THE EXERCISE:
Look through the material below. Copy every line with the string "this" in it.

EXERCISE DATA:

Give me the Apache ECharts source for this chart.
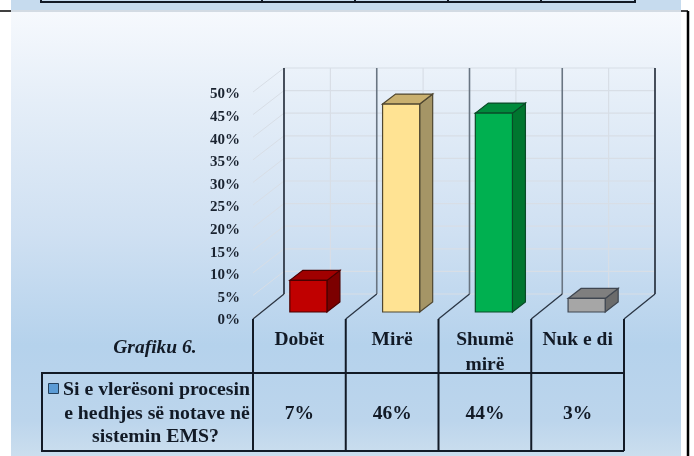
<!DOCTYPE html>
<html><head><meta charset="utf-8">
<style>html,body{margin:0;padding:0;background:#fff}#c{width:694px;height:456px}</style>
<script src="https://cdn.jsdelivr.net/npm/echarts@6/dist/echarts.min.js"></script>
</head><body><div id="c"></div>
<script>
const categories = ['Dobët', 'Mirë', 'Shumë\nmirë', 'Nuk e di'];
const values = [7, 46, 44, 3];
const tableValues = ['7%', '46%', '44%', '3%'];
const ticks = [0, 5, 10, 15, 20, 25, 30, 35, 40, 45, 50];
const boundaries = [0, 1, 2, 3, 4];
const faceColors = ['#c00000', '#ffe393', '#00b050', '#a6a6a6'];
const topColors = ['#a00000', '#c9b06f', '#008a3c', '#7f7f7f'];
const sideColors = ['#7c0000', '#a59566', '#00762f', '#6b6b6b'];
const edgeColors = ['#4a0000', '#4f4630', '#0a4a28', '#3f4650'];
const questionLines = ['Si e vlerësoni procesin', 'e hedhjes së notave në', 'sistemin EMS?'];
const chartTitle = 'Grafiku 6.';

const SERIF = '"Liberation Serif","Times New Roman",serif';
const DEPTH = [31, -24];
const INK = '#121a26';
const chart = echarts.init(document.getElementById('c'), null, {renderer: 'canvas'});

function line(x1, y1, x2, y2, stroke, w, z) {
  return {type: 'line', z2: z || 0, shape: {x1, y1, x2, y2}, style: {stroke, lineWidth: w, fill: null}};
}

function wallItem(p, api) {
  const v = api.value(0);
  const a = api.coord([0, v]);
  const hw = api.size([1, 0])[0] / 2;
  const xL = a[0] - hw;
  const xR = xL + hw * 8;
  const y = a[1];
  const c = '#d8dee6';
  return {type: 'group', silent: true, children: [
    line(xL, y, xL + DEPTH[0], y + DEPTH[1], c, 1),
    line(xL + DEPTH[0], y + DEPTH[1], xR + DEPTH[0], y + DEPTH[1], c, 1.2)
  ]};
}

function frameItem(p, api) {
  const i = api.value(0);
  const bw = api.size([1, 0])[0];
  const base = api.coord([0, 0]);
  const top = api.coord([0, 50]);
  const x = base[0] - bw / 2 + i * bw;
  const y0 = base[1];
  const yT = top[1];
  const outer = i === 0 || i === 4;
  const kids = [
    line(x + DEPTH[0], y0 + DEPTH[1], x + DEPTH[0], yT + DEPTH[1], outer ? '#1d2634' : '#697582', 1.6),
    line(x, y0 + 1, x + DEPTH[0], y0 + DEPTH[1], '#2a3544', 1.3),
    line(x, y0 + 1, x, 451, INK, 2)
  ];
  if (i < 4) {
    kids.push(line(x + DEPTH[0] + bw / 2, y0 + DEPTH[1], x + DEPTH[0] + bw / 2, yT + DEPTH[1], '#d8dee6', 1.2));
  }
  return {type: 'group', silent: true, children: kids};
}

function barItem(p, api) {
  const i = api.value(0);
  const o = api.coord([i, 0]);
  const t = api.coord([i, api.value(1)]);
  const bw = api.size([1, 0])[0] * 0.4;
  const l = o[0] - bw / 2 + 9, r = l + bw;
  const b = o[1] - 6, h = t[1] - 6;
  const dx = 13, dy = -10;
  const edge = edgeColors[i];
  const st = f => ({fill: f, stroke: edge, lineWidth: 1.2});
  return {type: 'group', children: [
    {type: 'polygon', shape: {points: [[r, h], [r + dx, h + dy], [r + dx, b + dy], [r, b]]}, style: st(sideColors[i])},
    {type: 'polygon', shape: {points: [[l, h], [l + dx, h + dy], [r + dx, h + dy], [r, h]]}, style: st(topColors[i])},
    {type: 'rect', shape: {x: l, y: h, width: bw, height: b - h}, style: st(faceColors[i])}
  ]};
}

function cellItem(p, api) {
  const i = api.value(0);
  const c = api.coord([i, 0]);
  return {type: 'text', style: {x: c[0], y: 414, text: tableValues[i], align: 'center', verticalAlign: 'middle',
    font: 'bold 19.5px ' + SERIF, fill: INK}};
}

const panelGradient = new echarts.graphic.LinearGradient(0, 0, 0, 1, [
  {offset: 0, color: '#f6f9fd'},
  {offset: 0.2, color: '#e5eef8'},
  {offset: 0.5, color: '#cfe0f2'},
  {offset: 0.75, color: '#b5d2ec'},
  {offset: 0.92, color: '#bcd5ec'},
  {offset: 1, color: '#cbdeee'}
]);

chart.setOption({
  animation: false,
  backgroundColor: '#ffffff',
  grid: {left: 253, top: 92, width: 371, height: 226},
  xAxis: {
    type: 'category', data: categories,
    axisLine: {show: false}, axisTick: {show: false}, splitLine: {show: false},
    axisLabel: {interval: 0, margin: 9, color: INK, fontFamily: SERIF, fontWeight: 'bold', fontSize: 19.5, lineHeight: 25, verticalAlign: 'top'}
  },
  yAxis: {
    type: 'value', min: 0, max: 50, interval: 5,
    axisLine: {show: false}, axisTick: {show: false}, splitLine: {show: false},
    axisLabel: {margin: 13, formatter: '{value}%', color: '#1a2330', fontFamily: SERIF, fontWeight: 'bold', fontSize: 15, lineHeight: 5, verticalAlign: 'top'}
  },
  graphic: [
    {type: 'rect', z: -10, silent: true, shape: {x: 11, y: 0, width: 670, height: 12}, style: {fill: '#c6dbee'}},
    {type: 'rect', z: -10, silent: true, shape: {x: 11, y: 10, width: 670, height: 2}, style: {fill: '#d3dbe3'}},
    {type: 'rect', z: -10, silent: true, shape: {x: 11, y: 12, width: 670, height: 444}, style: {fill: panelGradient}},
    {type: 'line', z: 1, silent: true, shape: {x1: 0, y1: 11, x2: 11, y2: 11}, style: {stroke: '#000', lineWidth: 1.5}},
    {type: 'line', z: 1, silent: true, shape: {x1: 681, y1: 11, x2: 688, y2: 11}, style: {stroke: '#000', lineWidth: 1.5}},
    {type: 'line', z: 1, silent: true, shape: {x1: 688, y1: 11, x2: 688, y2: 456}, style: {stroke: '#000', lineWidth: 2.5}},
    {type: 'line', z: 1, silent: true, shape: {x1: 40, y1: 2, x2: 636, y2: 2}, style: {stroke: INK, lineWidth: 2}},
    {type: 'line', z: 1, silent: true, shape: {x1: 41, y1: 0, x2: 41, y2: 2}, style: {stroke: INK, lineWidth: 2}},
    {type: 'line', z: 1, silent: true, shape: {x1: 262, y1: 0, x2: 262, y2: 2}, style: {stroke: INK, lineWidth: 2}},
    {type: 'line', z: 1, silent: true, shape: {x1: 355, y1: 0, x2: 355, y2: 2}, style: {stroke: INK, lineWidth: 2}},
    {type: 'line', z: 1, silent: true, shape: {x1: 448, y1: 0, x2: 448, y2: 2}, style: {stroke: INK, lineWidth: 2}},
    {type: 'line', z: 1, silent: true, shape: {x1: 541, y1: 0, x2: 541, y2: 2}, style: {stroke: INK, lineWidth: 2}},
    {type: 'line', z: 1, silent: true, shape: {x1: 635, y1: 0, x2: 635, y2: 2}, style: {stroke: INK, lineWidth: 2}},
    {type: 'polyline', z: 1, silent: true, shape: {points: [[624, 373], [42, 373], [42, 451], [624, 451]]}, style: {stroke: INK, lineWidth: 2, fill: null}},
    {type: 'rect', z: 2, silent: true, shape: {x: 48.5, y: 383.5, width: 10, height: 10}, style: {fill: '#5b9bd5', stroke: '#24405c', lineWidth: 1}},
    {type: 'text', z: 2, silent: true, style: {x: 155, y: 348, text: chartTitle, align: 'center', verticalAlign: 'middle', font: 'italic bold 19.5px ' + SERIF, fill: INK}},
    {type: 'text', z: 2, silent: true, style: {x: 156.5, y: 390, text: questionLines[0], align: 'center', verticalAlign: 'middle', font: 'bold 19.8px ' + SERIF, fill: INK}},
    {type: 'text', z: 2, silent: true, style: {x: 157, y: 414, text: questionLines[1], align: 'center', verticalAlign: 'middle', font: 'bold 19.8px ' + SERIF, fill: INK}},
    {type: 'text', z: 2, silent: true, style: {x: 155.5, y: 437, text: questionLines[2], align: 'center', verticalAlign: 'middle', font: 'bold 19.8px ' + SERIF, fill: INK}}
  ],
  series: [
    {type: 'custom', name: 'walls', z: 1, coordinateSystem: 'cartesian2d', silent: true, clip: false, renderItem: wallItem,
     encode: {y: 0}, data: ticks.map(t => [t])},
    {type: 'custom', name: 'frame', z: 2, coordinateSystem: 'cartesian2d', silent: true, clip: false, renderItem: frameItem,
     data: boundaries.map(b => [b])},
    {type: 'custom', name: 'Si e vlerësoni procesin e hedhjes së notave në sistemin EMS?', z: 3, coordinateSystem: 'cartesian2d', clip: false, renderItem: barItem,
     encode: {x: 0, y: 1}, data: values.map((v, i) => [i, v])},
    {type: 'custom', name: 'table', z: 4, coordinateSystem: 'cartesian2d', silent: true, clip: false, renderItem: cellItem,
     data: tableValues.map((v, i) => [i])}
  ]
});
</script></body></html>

==

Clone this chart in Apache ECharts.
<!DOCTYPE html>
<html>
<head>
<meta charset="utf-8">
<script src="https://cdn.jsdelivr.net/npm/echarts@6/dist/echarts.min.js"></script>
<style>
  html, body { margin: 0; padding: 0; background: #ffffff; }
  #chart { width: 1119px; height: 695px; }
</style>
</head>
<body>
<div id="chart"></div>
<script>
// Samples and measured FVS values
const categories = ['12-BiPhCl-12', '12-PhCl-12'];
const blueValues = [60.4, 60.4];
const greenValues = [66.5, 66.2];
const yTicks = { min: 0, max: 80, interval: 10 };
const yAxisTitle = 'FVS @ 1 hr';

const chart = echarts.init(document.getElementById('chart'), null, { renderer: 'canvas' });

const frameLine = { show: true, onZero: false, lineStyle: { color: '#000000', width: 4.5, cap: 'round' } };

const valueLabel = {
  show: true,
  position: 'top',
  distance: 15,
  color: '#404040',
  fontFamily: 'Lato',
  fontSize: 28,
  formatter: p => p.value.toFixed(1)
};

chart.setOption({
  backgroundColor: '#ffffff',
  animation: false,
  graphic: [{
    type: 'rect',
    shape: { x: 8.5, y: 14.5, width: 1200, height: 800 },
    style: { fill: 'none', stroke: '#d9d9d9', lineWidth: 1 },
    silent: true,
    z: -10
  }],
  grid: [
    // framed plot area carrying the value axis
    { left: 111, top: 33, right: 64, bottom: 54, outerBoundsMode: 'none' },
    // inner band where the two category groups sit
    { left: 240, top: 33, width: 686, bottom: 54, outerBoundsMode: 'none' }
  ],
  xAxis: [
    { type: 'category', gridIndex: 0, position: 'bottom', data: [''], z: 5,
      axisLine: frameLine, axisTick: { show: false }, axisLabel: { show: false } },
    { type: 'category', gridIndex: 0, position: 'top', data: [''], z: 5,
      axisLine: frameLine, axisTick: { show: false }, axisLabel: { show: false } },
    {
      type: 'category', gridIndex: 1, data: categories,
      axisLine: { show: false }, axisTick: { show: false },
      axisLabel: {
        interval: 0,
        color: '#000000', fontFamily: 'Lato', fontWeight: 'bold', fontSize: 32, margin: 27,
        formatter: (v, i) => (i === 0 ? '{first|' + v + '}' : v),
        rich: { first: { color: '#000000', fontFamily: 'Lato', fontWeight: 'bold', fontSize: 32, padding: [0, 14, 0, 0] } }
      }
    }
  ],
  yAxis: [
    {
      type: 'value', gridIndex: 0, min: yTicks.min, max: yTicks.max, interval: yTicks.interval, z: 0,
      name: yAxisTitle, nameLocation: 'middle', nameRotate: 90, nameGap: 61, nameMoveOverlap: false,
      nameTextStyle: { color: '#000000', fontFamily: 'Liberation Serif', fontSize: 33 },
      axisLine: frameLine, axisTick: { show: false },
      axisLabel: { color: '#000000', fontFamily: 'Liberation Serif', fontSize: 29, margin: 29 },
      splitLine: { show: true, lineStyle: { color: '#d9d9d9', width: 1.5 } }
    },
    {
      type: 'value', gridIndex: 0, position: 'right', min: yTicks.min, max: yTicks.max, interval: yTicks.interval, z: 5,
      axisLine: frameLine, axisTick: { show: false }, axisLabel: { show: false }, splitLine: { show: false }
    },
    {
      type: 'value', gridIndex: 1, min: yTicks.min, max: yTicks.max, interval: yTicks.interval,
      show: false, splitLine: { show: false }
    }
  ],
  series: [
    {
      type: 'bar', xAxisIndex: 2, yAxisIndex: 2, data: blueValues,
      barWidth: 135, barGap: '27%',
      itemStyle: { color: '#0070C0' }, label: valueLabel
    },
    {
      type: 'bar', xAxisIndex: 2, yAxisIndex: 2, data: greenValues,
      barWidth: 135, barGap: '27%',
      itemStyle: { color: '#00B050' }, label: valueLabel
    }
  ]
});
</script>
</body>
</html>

---

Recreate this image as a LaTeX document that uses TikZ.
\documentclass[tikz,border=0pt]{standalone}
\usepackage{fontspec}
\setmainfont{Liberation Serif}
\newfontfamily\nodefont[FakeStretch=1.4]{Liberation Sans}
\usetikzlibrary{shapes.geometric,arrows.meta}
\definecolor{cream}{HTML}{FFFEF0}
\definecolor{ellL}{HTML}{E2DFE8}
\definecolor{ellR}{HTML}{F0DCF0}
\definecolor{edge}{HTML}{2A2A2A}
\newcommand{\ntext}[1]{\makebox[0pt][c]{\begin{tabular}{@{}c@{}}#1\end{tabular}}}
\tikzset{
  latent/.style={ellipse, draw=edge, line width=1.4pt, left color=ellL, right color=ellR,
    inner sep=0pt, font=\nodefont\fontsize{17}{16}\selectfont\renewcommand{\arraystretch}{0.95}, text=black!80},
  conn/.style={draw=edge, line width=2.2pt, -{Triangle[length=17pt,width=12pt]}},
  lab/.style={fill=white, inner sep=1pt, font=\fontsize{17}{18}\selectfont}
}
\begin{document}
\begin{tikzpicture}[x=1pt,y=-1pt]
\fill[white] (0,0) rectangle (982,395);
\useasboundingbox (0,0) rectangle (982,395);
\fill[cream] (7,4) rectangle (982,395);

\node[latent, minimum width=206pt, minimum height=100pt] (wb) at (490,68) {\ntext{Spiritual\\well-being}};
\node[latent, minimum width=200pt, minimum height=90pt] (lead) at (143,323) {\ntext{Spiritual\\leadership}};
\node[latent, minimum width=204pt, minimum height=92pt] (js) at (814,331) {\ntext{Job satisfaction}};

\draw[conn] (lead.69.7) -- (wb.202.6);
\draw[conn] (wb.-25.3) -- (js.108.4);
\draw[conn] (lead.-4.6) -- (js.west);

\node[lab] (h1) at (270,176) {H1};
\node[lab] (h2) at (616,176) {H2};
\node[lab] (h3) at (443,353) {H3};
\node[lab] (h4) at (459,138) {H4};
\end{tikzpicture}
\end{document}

COMPLETE ANSWER:
Give me the Apache ECharts source for this chart.
Clone this chart in Apache ECharts.
Recreate this image as a LaTeX document that uses TikZ.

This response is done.